# How to set-up your tank for breeding purpose



## yoshipray (Feb 28, 2006)

How would I set up my 125g tank for rbp breeding purpose? Would I use under gravel filter? Live plants? Or can anyone directed me to an old post, cause I’m sure this topic has been brought up many times.


----------



## PiranhaStein (Dec 30, 2005)

an undergravel wouldn't be good because it might pull fry or eggs under.

If your keeping the eggs/fry in the 120 with the rest of the fish your going to need a lot of cover.

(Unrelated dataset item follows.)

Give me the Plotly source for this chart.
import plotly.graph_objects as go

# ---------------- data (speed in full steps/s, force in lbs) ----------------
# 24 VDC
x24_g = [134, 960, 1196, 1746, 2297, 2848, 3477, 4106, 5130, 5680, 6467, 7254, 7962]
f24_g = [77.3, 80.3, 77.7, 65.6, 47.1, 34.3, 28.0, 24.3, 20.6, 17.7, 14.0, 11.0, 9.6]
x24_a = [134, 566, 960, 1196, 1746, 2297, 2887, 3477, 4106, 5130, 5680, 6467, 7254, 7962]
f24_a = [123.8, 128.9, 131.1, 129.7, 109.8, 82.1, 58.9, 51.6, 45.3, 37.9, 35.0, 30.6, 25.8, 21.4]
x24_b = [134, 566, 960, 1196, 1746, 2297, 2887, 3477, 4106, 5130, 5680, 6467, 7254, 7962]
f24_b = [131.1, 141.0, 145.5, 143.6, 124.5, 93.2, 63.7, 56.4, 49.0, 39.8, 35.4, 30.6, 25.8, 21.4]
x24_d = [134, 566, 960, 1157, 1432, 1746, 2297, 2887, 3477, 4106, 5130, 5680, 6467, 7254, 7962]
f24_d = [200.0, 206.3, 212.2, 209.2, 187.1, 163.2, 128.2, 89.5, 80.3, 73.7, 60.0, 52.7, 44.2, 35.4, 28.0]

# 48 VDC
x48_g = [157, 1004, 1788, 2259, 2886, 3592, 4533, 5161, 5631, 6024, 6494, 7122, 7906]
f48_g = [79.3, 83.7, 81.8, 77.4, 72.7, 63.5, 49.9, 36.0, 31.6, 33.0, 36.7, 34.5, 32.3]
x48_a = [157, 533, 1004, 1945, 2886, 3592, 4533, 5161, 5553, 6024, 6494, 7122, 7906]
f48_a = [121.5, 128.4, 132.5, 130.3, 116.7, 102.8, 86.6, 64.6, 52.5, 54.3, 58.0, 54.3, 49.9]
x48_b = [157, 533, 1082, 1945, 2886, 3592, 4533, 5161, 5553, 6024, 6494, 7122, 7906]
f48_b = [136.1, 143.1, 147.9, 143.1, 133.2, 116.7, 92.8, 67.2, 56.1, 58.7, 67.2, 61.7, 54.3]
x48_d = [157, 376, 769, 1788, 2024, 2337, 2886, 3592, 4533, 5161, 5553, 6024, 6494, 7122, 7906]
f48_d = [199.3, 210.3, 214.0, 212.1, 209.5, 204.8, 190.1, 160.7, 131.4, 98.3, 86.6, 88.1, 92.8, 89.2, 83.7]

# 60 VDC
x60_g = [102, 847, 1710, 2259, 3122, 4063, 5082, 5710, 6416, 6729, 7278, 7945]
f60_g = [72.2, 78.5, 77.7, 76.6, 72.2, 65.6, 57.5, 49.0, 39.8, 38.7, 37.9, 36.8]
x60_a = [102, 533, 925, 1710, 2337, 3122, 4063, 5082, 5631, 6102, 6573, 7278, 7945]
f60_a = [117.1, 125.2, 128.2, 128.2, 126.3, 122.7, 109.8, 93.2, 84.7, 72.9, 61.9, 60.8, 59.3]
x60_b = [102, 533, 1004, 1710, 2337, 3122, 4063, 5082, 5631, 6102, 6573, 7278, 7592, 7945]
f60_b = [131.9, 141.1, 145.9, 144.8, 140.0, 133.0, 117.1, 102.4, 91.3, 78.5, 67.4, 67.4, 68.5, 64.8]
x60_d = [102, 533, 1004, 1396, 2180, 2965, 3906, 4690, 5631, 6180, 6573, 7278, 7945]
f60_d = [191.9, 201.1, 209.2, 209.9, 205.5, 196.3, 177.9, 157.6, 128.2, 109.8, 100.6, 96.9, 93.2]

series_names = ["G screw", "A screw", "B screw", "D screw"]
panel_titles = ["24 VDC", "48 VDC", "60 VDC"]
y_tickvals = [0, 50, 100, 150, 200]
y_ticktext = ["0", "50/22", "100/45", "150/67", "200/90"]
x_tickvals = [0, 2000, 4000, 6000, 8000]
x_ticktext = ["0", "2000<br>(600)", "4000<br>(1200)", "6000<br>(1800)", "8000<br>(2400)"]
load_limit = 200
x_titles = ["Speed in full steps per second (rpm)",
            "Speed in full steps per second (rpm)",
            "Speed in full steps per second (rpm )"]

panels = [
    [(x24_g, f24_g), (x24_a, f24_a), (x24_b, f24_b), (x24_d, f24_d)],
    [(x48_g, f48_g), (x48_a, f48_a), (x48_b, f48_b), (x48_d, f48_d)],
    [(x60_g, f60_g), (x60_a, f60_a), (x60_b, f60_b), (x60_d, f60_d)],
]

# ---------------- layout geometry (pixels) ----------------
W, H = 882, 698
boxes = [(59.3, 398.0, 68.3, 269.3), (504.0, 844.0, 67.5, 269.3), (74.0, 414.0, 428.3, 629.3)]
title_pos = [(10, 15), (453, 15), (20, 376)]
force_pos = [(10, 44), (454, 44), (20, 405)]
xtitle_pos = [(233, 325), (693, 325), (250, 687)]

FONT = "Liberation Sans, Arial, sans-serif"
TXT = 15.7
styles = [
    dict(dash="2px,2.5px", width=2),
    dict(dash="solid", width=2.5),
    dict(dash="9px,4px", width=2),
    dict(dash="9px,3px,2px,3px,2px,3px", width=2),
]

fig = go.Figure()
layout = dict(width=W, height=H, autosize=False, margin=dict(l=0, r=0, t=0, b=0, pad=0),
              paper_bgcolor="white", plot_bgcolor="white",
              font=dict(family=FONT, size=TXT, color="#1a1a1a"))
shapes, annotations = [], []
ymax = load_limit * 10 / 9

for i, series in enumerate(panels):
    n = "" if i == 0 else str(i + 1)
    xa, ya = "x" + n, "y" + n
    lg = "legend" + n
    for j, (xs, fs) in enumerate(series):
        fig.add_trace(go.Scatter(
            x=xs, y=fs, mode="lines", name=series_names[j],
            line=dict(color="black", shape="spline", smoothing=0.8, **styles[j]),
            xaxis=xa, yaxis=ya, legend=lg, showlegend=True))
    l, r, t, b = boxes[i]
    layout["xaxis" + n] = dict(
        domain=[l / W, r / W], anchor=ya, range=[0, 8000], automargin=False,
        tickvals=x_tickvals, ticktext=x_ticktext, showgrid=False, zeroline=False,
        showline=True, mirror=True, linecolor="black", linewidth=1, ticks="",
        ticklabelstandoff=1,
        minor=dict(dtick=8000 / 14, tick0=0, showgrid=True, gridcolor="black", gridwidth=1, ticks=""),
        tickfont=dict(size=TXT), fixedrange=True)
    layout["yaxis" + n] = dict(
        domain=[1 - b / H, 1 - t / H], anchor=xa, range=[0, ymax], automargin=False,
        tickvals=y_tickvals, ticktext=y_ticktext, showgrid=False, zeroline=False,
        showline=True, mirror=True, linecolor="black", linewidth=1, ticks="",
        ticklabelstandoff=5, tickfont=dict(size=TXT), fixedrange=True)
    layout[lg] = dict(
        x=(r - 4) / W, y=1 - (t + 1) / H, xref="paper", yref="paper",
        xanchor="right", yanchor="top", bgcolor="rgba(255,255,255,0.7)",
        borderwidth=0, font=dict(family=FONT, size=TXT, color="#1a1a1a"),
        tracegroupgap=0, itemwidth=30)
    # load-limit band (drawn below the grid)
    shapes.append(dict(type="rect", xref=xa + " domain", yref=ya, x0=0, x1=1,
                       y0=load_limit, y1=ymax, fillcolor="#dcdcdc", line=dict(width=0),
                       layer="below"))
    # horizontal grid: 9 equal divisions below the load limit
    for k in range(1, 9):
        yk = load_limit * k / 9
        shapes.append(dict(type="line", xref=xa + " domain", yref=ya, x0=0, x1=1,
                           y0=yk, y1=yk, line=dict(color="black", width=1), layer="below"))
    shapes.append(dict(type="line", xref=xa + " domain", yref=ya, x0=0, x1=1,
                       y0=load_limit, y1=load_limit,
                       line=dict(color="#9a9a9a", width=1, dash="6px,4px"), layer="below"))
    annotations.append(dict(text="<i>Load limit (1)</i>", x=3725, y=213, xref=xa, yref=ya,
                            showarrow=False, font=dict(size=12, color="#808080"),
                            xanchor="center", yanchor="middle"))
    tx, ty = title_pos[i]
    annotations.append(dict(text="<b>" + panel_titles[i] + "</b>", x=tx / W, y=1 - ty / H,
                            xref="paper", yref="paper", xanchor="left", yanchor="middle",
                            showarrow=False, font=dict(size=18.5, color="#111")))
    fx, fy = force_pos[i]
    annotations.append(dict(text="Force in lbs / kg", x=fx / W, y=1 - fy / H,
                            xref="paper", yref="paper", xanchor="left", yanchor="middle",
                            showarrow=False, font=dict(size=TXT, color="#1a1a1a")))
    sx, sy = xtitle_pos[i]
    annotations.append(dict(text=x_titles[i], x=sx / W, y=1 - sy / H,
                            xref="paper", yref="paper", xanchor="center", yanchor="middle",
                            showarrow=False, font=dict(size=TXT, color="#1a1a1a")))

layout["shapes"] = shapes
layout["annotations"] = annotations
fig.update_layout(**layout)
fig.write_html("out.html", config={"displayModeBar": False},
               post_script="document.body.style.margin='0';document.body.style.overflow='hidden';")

A lot of live plants will provide the needed shelter and maybe food for you new fry.

Lot's of cover and good amount of water changes are key.


----------



## TheTyeMan (Aug 9, 2004)

my 125 has a sand bottom some ig rocks and live plants. as soon as my reds went in the tank they started breeding.

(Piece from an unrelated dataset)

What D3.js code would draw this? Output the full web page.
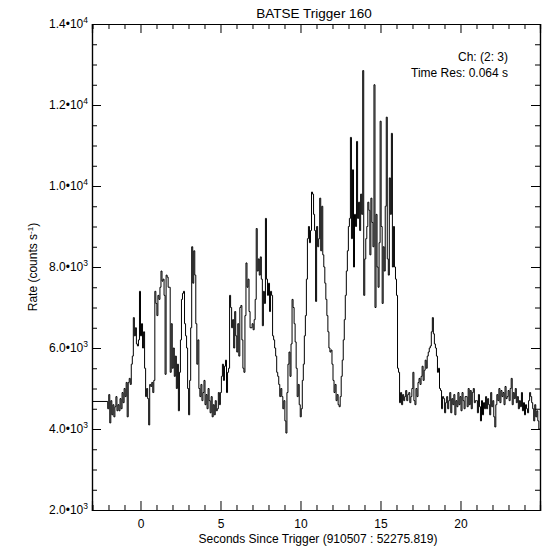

if you want to keep the fry and sell them then I wouldn't leave them in the tank as your filters would suck up most of them.

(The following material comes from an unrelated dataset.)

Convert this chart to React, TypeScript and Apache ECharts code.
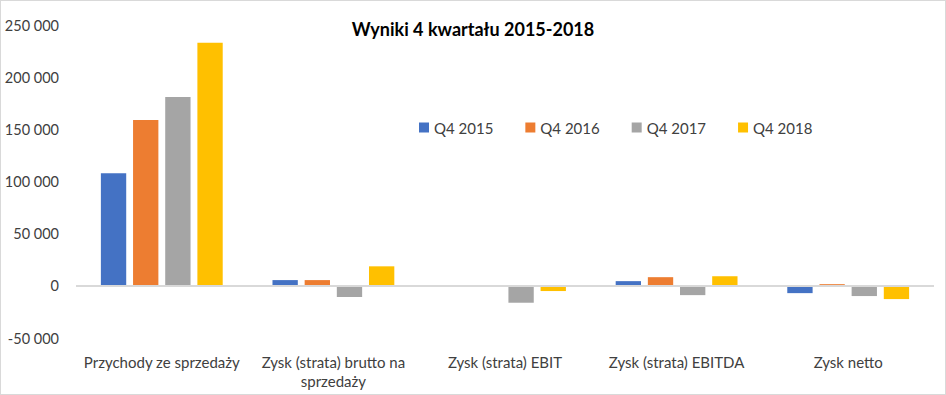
import React, { useEffect, useRef } from "react";
import * as echarts from "echarts";

const categories = [
  "Przychody ze sprzedaży",
  "Zysk (strata) brutto na\nsprzedaży",
  "Zysk (strata) EBIT",
  "Zysk (strata) EBITDA",
  "Zysk netto",
];
const seriesNames = ["Q4 2015", "Q4 2016", "Q4 2017", "Q4 2018"];
const q42015 = [108000, 5500, 0, 4500, -7000];
const q42016 = [159000, 5500, 0, 8300, 1600];
const q42017 = [181000, -10700, -16200, -8900, -9800];
const q42018 = [233000, 18700, -5000, 9200, -12700];
const colors = ["#4472c4", "#ed7d31", "#a5a5a5", "#ffc000"];

const fmt = (v: number) => {
  if (v === 0) return "0";
  const s = Math.abs(v).toString().replace(/\B(?=(\d{3})+(?!\d))/g, " ");
  return (v < 0 ? "-" : "") + s;
};

export default function App() {
  const ref = useRef<HTMLDivElement>(null);
  useEffect(() => {
    if (!ref.current) return;
    const chart = echarts.init(ref.current, null, { renderer: "svg" });
    const font = "Lato, 'Open Sans', sans-serif";
    const data = [q42015, q42016, q42017, q42018];
    chart.setOption({
      animation: false,
      textStyle: { fontFamily: font },
      title: {
        text: "Wyniki 4 kwartału 2015-2018",
        left: "center",
        top: 14,
        textStyle: { fontFamily: font, fontSize: 18, fontWeight: "bold", color: "#000" },
      },
      legend: {
        data: seriesNames,
        left: 413,
        top: 114,
        itemWidth: 10,
        itemHeight: 10,
        itemGap: 32,
        icon: "rect",
        textStyle: { fontFamily: font, fontSize: 15, color: "#404040" },
      },
      grid: { left: 75, right: 11, top: 24, bottom: 56, containLabel: false },
      xAxis: {
        type: "category",
        data: categories,
        axisLine: { show: false },
        axisTick: { show: false },
        axisLabel: { fontFamily: font, fontSize: 15, color: "#404040", margin: 14, interval: 0, lineHeight: 19 },
      },
      yAxis: {
        type: "value",
        min: -50000,
        max: 250000,
        interval: 50000,
        splitLine: { show: false },
        axisLine: { show: false },
        axisTick: { show: false },
        axisLabel: { fontFamily: font, fontSize: 14.5, color: "#404040", margin: 17, formatter: fmt },
      },
      series: seriesNames.map((name, i) => ({
        name,
        type: "bar",
        data: data[i],
        barGap: "27%",
        barCategoryGap: "29%",
        itemStyle: { color: colors[i] },
        ...(i === 0
          ? {
              markLine: {
                silent: true,
                symbol: "none",
                label: { show: false },
                lineStyle: { color: "#d9d9d9", width: 2, type: "solid" },
                data: [{ yAxis: 0 }],
              },
            }
          : {}),
      })),
    });
    return () => chart.dispose();
  }, []);
  return (
    <div
      ref={ref}
      style={{
        position: "absolute",
        left: 0,
        top: 0,
        width: 946,
        height: 395,
        boxSizing: "border-box",
        border: "1px solid #d9d9d9",
        background: "#fff",
      }}
    />
  );
}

just set up your tank the way you want to and keep the water changes regular.


----------



## mantis (May 16, 2003)

^^ yeah, you can pretty much set it up how you want, as long as your fish, and tank are healthy. No UGF either

then you just have to play the wating game.

Good luck man


----------



## Phenixx (Mar 19, 2006)

what your you think is the smallest size of a tank for breeding ?


----------



## TheTyeMan (Aug 9, 2004)

I've heard of it being done in tanks as small as 55g. but it is easiest done in a 100+g tank


----------